[begin Data segment]
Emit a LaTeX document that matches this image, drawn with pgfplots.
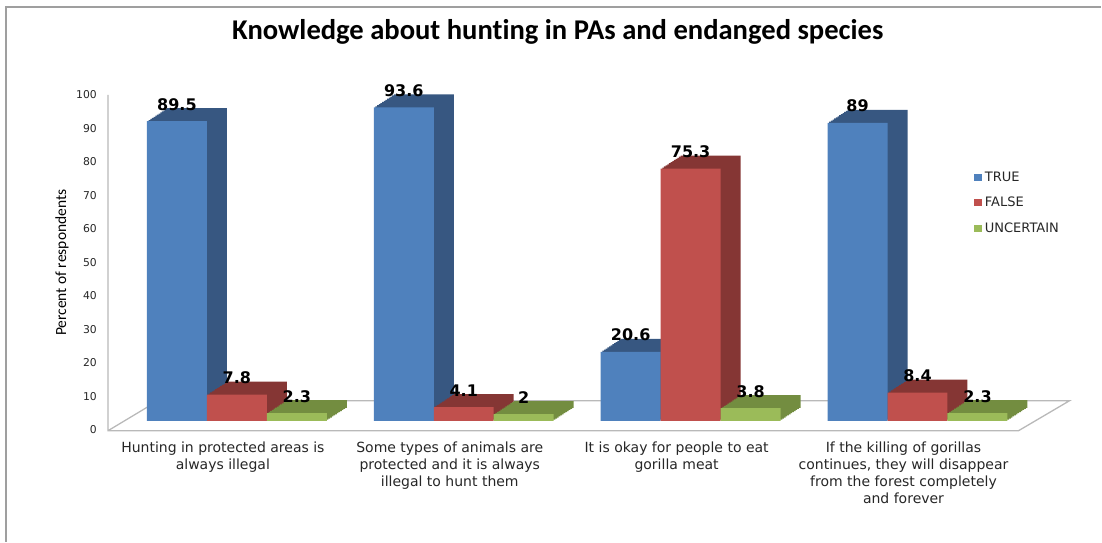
\documentclass[border=0pt]{standalone}
\usepackage{pgfplots}
\pgfplotsset{compat=1.18}
\usepackage{fontspec}
\setmainfont{DejaVu Sans}
\newfontfamily\carlito[Ligatures=NoCommon]{Carlito}
\definecolor{bF}{HTML}{4F81BD}\definecolor{bS}{HTML}{375781}
\definecolor{rF}{HTML}{C0504D}\definecolor{rS}{HTML}{853634}
\definecolor{gF}{HTML}{9BBB59}\definecolor{gS}{HTML}{738D40}
\begin{document}
\begin{tikzpicture}[x=1pt,y=1pt]
\path (0,0) rectangle (1102,542);
% frame
\draw[gray!75, line width=1.2pt] (6,0) -- (6,535) -- (1102,535);
% title
\node[font=\carlito\fontsize{28.6}{30}\selectfont\bfseries] at (558,510) {Knowledge about hunting in PAs and endanged species};
% floor and wall
\draw[gray!55, line width=1.3pt] (108,447) -- (108,111) -- (1019,111) -- (1070,141) -- (158,141) -- (108,111);
\begin{axis}[
  at={(108pt,121pt)}, anchor=south west,
  scale only axis, width=962pt, height=335pt,
  xmin=-0.5683, xmax=3.6696, ymin=0, ymax=100,
  clip=false,
  axis line style={draw=none}, major tick style={draw=none},
  ytick={0,10,...,100},
  yticklabel style={font=\fontsize{10.8}{12}\selectfont, text=black!85, inner sep=0pt, xshift=-11pt, yshift=-9pt},
  xtick={0,1,2,3},
  xticklabels={{Hunting in protected areas is\\always illegal},
               {Some types of animals are\\protected and it is always\\illegal to hunt them},
               {It is okay for people to eat\\gorilla meat},
               {If the killing of gorillas\\continues, they will disappear\\from the forest completely\\and forever}},
  xticklabel style={align=center, font=\fontsize{14}{17}\selectfont, text=black!85, anchor=north, inner sep=0pt, yshift=-21pt, xshift=-14pt},
  ylabel={Percent of respondents},
  ylabel style={at={(axis description cs:-0.0478,0.472)}, anchor=center, font=\carlito\fontsize{15.5}{17}\selectfont},
  /pgf/number format/assume math mode=true,
  legend style={draw=none, fill=none, at={(axis description cs:0.901,0.752)}, anchor=north west,
    font=\fontsize{13}{14}\selectfont, text=black!85, row sep=9.5pt, inner sep=0pt,
    nodes={inner sep=2.5pt}},
  legend image code/.code={\fill[#1] (0pt,-3.5pt) rectangle (8pt,3.5pt);},
  legend cell align=left,
  every node near coord/.append style={font=\fontsize{16}{16}\selectfont\bfseries, anchor=base, inner sep=0pt, yshift=11pt, text=black},
]
% TRUE
\pgfplotsinvokeforeach{1,...,12}{
\addplot[ybar, bar width=60pt, bar shift=-60pt, fill=bS, draw=none, forget plot,
  xshift={20pt*#1/12}, yshift={13pt*#1/12}] coordinates {(0,89.5) (1,93.6) (2,20.6) (3,89)};}
\addplot[ybar, bar width=60pt, bar shift=-60pt, fill=bF, draw=none, nodes near coords,
  every node near coord/.append style={xshift=-60pt}]
  coordinates {(0,89.5) (1,93.6) (2,20.6) (3,89)};
\addlegendentry{TRUE}
% FALSE
\pgfplotsinvokeforeach{1,...,12}{
\addplot[ybar, bar width=60pt, bar shift=0pt, fill=rS, draw=none, forget plot,
  xshift={20pt*#1/12}, yshift={13pt*#1/12}] coordinates {(0,7.8) (1,4.1) (2,75.3) (3,8.4)};}
\addplot[ybar, bar width=60pt, bar shift=0pt, fill=rF, draw=none, nodes near coords]
  coordinates {(0,7.8) (1,4.1) (2,75.3) (3,8.4)};
\addlegendentry{FALSE}
% UNCERTAIN
\pgfplotsinvokeforeach{1,...,12}{
\addplot[ybar, bar width=60pt, bar shift=60pt, fill=gS, draw=none, forget plot,
  xshift={20pt*#1/12}, yshift={13pt*#1/12}] coordinates {(0,2.3) (1,2) (2,3.8) (3,2.3)};}
\addplot[ybar, bar width=60pt, bar shift=60pt, fill=gF, draw=none, nodes near coords,
  every node near coord/.append style={xshift=60pt}]
  coordinates {(0,2.3) (1,2) (2,3.8) (3,2.3)};
\addlegendentry{UNCERTAIN}
\end{axis}
\end{tikzpicture}
\end{document}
[end Data segment]
◆ Exercise details:
Count how many lines include the string "image". Nothing but the number is needed.

◆ Solution to this problem:
2